New Mandate Requires Private Labs to Report Comprehensive Test Data in 7 Bay Area Counties

When Santa Clara County’s Public Health Department released information Monday night on how many COVID-19 tests it conducted, the data was incomplete. The 647 nasal and throat swabs done in a county of nearly 2 million people didn’t account for tests handled by private labs like Verily, Quest or Stanford.

But this morning, in response to prodding from this news organization, the counties of Santa Clara, Alameda, Contra Costa, Marin, San Francisco and San Mateo and the city of Berkeley announced an order that requires private companies to disclose comprehensive testing data—not just the positive results.

“This order will ensure public health officials regionally and across the state have access to the information we need to understand, predict, and combat the spread of COVID-19,” Santa Clara County Health Officer Dr. Sara Cody said in a news release about the mandate. “Commercial and academic laboratories are important partners in providing testing to our community. Receiving this critical information from those labs will help local health departments respond to COVID-19 during this unprecedented time.”

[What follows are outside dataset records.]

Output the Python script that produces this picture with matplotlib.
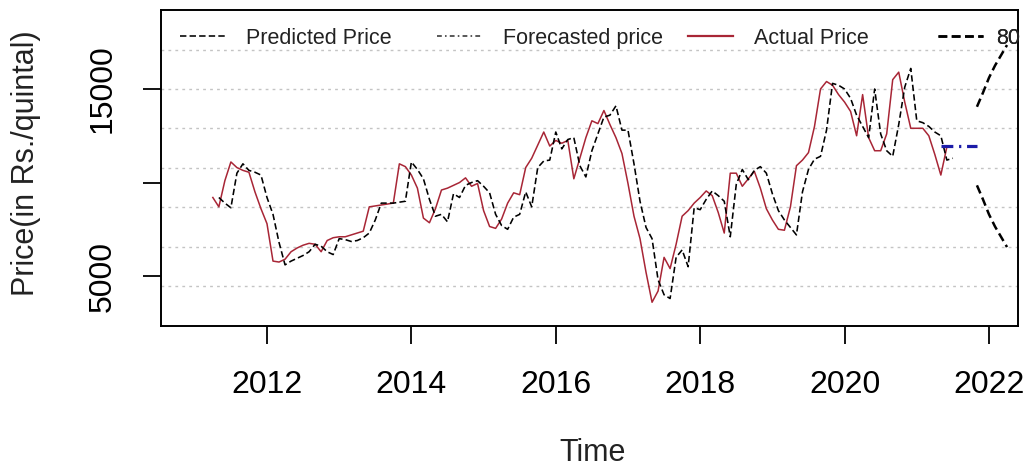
import numpy as np
import matplotlib
matplotlib.use("Agg")
import matplotlib.pyplot as plt
from matplotlib.lines import Line2D

# ---------------- data ----------------
actual_start = 2011.25          # April 2011, monthly
actual_price = [
    9200, 8700, 10100, 11100, 10800, 10650, 10550, 9500, 8600, 7800,
    5800, 5750, 5900, 6300, 6500, 6650, 6750, 6700, 6300, 6900,
    7050, 7100, 7100, 7200, 7300, 7400, 8700, 8750, 8800, 8850,
    8900, 11000, 10850, 10400, 9700, 8100, 7850, 8600, 9600, 9700,
    9850, 10000, 10250, 9800, 9950, 8500, 7650, 7550, 8050, 8900,
    9450, 9350, 10800, 11300, 12000, 12700, 11950, 12250, 12100, 12250,
    10200, 11300, 12400, 13300, 13150, 13850, 13100, 12400, 11550, 9950,
    8200, 7000, 5200, 3600, 4200, 6000, 5400, 6700, 8200, 8500,
    8900, 9200, 9550, 9300, 8400, 7300, 10500, 10500, 9800, 10200,
    10600, 9700, 8600, 8000, 7500, 7450, 8700, 10900, 11200, 11600,
    13000, 15000, 15400, 15200, 14700, 14300, 13800, 12500, 14700, 12400,
    11700, 11700, 12600, 15500, 15900, 14300, 12900, 12900, 12900, 12500,
    11500, 10400, 11900,
]

predicted_start = 2011.3333     # one month after the first actual value
predicted_price = [
    9200, 8900, 8650, 10500, 11000, 10650, 10550, 10400, 9200, 8300,
    6800, 5600, 5800, 5950, 6100, 6300, 6700, 6600, 6300, 6150,
    7000, 6950, 6850, 6900, 7050, 7300, 8000, 8900, 8900, 8900,
    8950, 9000, 11100, 10700, 10200, 9100, 8200, 8300, 7900, 9400,
    9200, 9850, 10000, 10100, 9800, 9450, 8300, 7700, 7500, 8150,
    8300, 9500, 8700, 10800, 11150, 11200, 12700, 11800, 12300, 12400,
    10900, 10300, 11700, 12600, 13500, 13600, 14100, 12800, 12800, 11000,
    9000, 7600, 7000, 4800, 4000, 3800, 6000, 6400, 5500, 8650,
    8550, 9100, 9550, 9300, 9000, 7100, 9900, 10700, 10150, 10650,
    10850, 10500, 9400, 8500, 8000, 7600, 7200, 9500, 10700, 11250,
    11400, 12800, 15300, 15200, 15000, 14500, 13600, 13000, 12400, 15000,
    12600, 11700, 11400, 13100, 15100, 16100, 13300, 13200, 13000, 12700,
    12500, 11200, 11300,
]

forecast_start = 2021.3333
forecast_price = [11950, 11950, 11950, 11950, 11950, 11950, 11950]

interval_start = 2021.8333
upper_80 = [14050, 14800, 15600, 16250, 16800, 17350]
lower_80 = [9850, 9100, 8300, 7650, 7100, 6550]

x_ticks = [2012, 2014, 2016, 2018, 2020, 2022]
y_ticks = [5000, 15000]
y_tick_labels = ["5000", "15000"]
y_minor_tick = [10000]

legend_labels = ["Predicted Price", "Forecasted price", "Actual Price", "80"]

# ---------------- figure ----------------
plt.rcParams['font.family'] = ['Liberation Sans', 'DejaVu Sans']

fig = plt.figure(figsize=(10.26, 4.69), dpi=100)
ax = fig.add_axes([161/1026, 1-326/469, (1018-161)/1026, 316/469])

def monthly(start, n):
    return start + np.arange(n) / 12.0

t_act = monthly(actual_start, len(actual_price))
t_pred = monthly(predicted_start, len(predicted_price))
t_fc = monthly(forecast_start, len(forecast_price))
t_int = monthly(interval_start, len(upper_80))

ylim = (2331, 19223)
xlim = (2010.532, 2022.402)
ax.set_xlim(*xlim)
ax.set_ylim(*ylim)

# horizontal dotted grid (8 equal divisions of the y range)
for g in np.linspace(ylim[0], ylim[1], 9)[1:-1]:
    ax.axhline(g, color='#c4c4c4', lw=1.0, ls=(0, (2, 3)), zorder=0)

red = '#a82636'
ax.plot(t_act, actual_price, color=red, lw=1.1, zorder=2)
ax.plot(t_pred, predicted_price, color='black', lw=1.15, ls=(0, (4, 2)), zorder=3)
ax.plot(t_fc, forecast_price, color='#1c1ca8', lw=2.3, ls=(0, (3.7, 1.8, 0.7, 1.8)), zorder=4)
ax.plot(t_int, upper_80, color='black', lw=1.8, ls=(0, (3.5, 1.8)), zorder=3)
ax.plot(t_int, lower_80, color='black', lw=1.8, ls=(0, (3.5, 1.8)), zorder=3)

# axes / ticks
ax.set_xticks(x_ticks)
ax.set_xticklabels([str(x) for x in x_ticks])
ax.set_yticks(y_ticks + y_minor_tick)
ax.set_yticklabels(y_tick_labels + [""])
ax.tick_params(axis='x', length=13, width=1.3, pad=19, labelsize=23, colors='black')
ax.tick_params(axis='y', length=13, width=1.3, pad=18, labelsize=23, colors='black')
for lab in ax.get_yticklabels():
    lab.set_rotation(90)
    lab.set_va('center')
for s in ax.spines.values():
    s.set_linewidth(1.4)
    s.set_color('black')

ax.set_ylabel("Price(in Rs./quintal)", fontsize=22, color='#222222', va='center')
ax.yaxis.set_label_coords((26-161)/857, (326-163)/316)
ax.set_xlabel("Time", fontsize=22, color='#222222', va='center')
ax.xaxis.set_label_coords((593-161)/857, (326-453)/316)

# legend entries (horizontal, no box)
handles = [
    Line2D([], [], color='black', lw=1.15, ls=(0, (4, 2))),
    Line2D([], [], color='#333333', lw=1.15, ls=(0, (3, 2, 1, 2))),
    Line2D([], [], color=red, lw=1.6),
    Line2D([], [], color='black', lw=1.8, ls=(0, (3.5, 1.8))),
]
x_leg = [(180-161)/857, (437-161)/857, (688-161)/857, (938-161)/857]
pads = [0.95, 0.95, 0.95, 0.6]
y_leg = (326-38)/316
for h, lab, xl, pd in zip(handles, legend_labels, x_leg, pads):
    leg = ax.legend([h], [lab], loc='center left', bbox_to_anchor=(xl, y_leg),
                    frameon=False, fontsize=15.5, handlelength=2.1,
                    handletextpad=pd, borderpad=0, borderaxespad=0)
    for t in leg.get_texts():
        t.set_color('#222222')
    ax.add_artist(leg)

fig.savefig("out.png", dpi=100)
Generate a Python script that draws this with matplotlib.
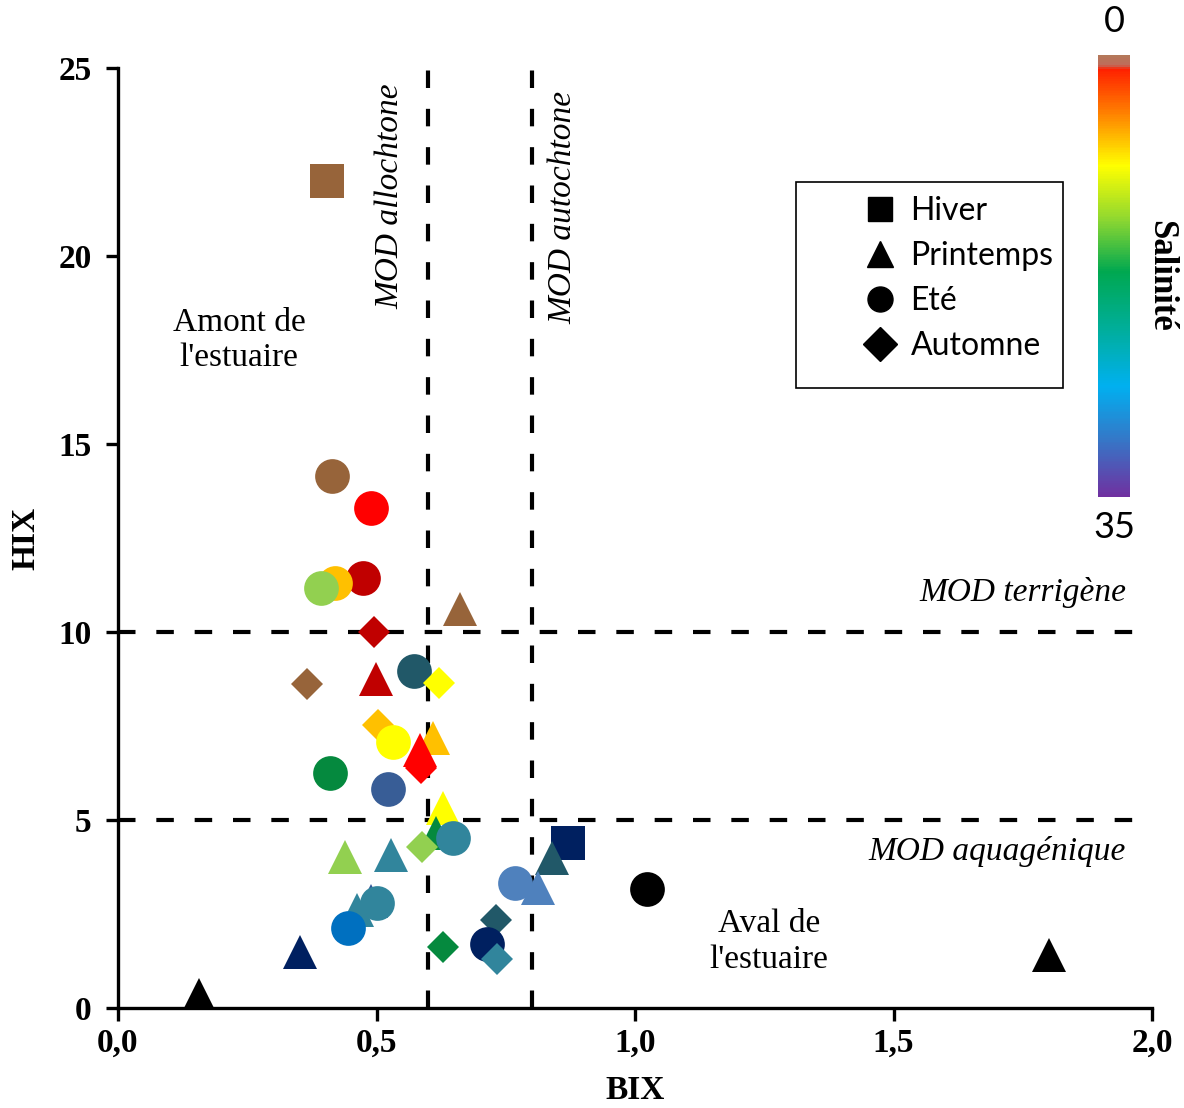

As of today, the seven Bay Area counties reported a combined 930 cases of COVID-19—more than half the state’s entire tally. In Santa Clara County alone, the number of cases has reached 321. But those numbers don’t account for the many asymptomatic people, those who were unable to get a test or individuals tested by private labs.

In a phone call earlier this week, Santa Clara County Executive Jeff Smith told San Jose Inside that he expects the actual number of infected people in Silicon Valley is closer to 4,000 to 5,000. Today, he said that figure could be as high as 7,000 to 10,000.

County public health labs currently can only use testing kits supplied by the CDC, leaving them with only 500 tests per jurisdiction. But a private lab create its own tests, giving them the ability to scale at a much higher rate. Complete data from those companies will give public health officers a more comprehensive look at just how fast the highly-contagious virus is spreading.

“Expanding reporting beyond positive results to include timely reporting of negative and inconclusive results allows local health officials to better understand whether there are areas of the community that are experiencing more intense transmission and project future trends in in the spread of the virus,” said Dr. Tomás Aragón, the health officer of the city and county of San Francisco. “By sharing high quality test result data at scale, state and local health authorities can better track COVID-19, predict its spread, and better focus public resources to end this global pandemic.”